= Our Hitch in Hell =

Ballad by Frank Bernard Camp

"Our Hitch in Hell" is a ballad by American poet Frank Bernard Camp, originally published as one of 49 ballads in a 1917 collection entitled American Soldier Ballads, that went on to inspire multiple variants among American law enforcement and military, either as The Final Inspection,
the Soldier's Prayer (or Poem), the Policeman's Prayer (or Poem), and variations on those titles.

The final lines of the poem speak of the protagonist being automatically accepted into Heaven due to having already served time in Hell, Hell being their military service:

It's then we'll hear St. Peter
tell us loudly with a yell,
"Take a front seat you soldier men,
you've done your hitch in Hell."

In his 1949 work The Struggle for Guadalcanal, military historian Samuel Eliot Morison transcribed a Marine variant of the poem (possibly authored by James A. Donohue) from the epitaph on the Lunga Point Cemetery grave of Private First Class William Cameron, who had died in that battle:

And when he goes to Heaven,
To St. Peter he will tell:
Another marine reporting, Sir;
I've served my time in hell.

== In popular culture ==

The text of the Anderson epitaph, with "one more soldier" replacing "another marine", appears prior to starting the opening level of the Medal of Honor: Frontline video game.

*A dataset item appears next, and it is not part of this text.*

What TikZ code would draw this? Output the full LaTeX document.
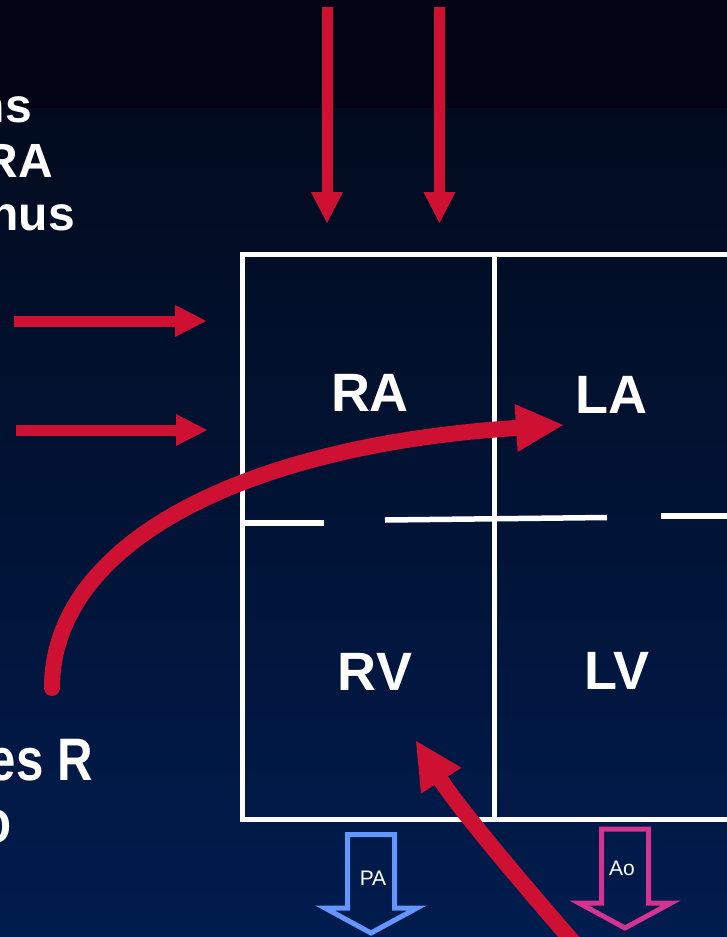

The ballad has been frequently reproduced without authorship, or under someone else's name, and has inspired adaptations of the poem (such as the "Policeman's Prayer" and "The Final Inspection" (Note: Both Joshua Heltebran and Peter Hornbach claim authorship of "The Final Inspection", and each has separately registered for copyright of the text, Heltebran in 2000 claiming 1996 authorship, and Hornbach in 2005 claiming 2002 authorship.)) by and for members of armed forces and law-enforcement agencies—even by high-risk professions such as miners.